24. I just got a new job – I want to enjoy my money. I’ll start prepping when I feel I’ve rewarded myself enough for my accomplishment.
Excuses to do with: Space
25. I live in an apartment – I don’t have the room to prep.
26. My house is too small. Once I up-size, I’ll begin prepping.
27. I don’t have the space right now! I need to make room in the house for any preps before I can finally begin.
28. All the rooms in this house are being used, so I don’t have any space for starting a prepper stockpile. I’ll start prepping once one of the kids has moved out and I can use their old room as a stockpile room.
29. I have a small garden. I need more space outside or there’s no point in prepping.
Excuses to do with: Stress
30. I don’t know where to start when it comes to prepping. It’s way too overwhelming. I can’t deal with the stress right now.
31. I have too much to do at the moment – I can’t possibly think about prepping right now.
32. Took the time to prep seriously for a while, but now I’m completely burned out. I’ll take a break from prepping – as long as I need it to be – and pick back up once I feel less exhausted by the thought of it.
33. I’m too strung out from work issues. I won’t be able to concentrate on any preps right now.
34. The kids are taking way too much of a toll on me. There’s no way I can begin prepping until I’m at the point where I’m not so stressed.
Excuses to do with: Energy
35. I’m way too exhausted from work. I don’t have the energy to prep right now.
36. Too much of my energy is spent on the kids right now – between taking them to school, extracurricular activities, and driving them around in the summer. I’ll wait until things settle down to begin prepping.
37. I have way too many projects going on right now – I can’t possibly start prepping when I’m so exhausted.
Excuses to do with: Time
38. Where am I going to find the time to prep right now? I’ll just do it later.
39. I still have time before the next [insert emergency situation here]. I’ll start prepping seriously in a few [days/months/years].
40. It’s way too early to start prepping for a winter disaster. I’ll wait until the weather starts to get colder and then I’ll begin.
41. I’m moving right now, and there’s really no way to stay prepared while I move. I’ll get back to prepping once I’m done with the move.
42. The kids take up way too much of my time right now. Only a few years until they’re out of the house. I’ll start prepping then.
43. I can’t seem to get my family on the same page as I am with regards to prepping – I’ll wait until I do get them on the same page as me to begin.
44. I do see the point in prepping, but being seen as a crazy prepper by my peers is holding me back from really getting started. It bothers me how much of a stigma is attached to being a prepper.
45. Prepping is hard work, and I don’t see a point to being prepared if the shit doesn’t hit the fan. Things look like they’re fine right now. If it looks like another recession is going to hit or something like that, I’ll start prepping then.
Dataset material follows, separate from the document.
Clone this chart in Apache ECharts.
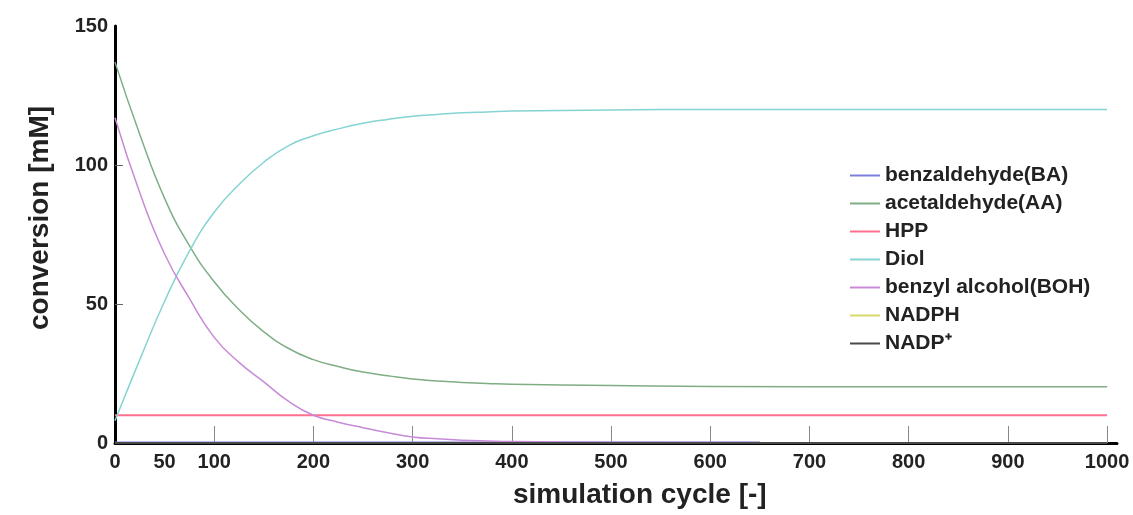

46. If I have no idea when the shit will hit the fan, what’s the point of prepping right now? It will take a long time to be really prepared, and if the SHTF tomorrow, I won’t be ready anyway.
47. I can’t prep to survive everything, so what’s the point of prepping, really? Shouldn’t I be spending time on things I enjoy more?
Can You Think of Any More?
Well there they all are – 47 excuses one can make to avoid prepping. Some of these I’ve actually seen used; others, I can definitely picture someone using to describe their prepper procrastination.
Have you heard someone use any of these excuses? Can you think of any more? Have you yourself used excuses to push off prepping?
Hopefully, by seeing all these laid out there, if you’re the one making the excuses, you’ll begin to realize just how easy it is to get caught up in a frame of mind that will stop you from actively trying to look out for your future. And if you know someone making these kinds of excuses – pass this article on to them, so that they’ll hopefully get the picture. It’s easy to fall into the pattern of making up reason after reason with regards to why you haven’t been working on having a more prepared lifestyle, but unless you break out of that pattern, you’re likely to continue on the slippery slope of prepper procrastination for a good, long time. Hell, you may never get prepared if you don’t try to take prepping more seriously.
Remember – there’s no reset button on life, and if one day an emergency situation does come up, there’s a good chance you’ll look back at moments like these and realize that the excuses you made really all boiled down to nothing.
So stop procrastinating – throw all these excuses out the window and get to working on your preps!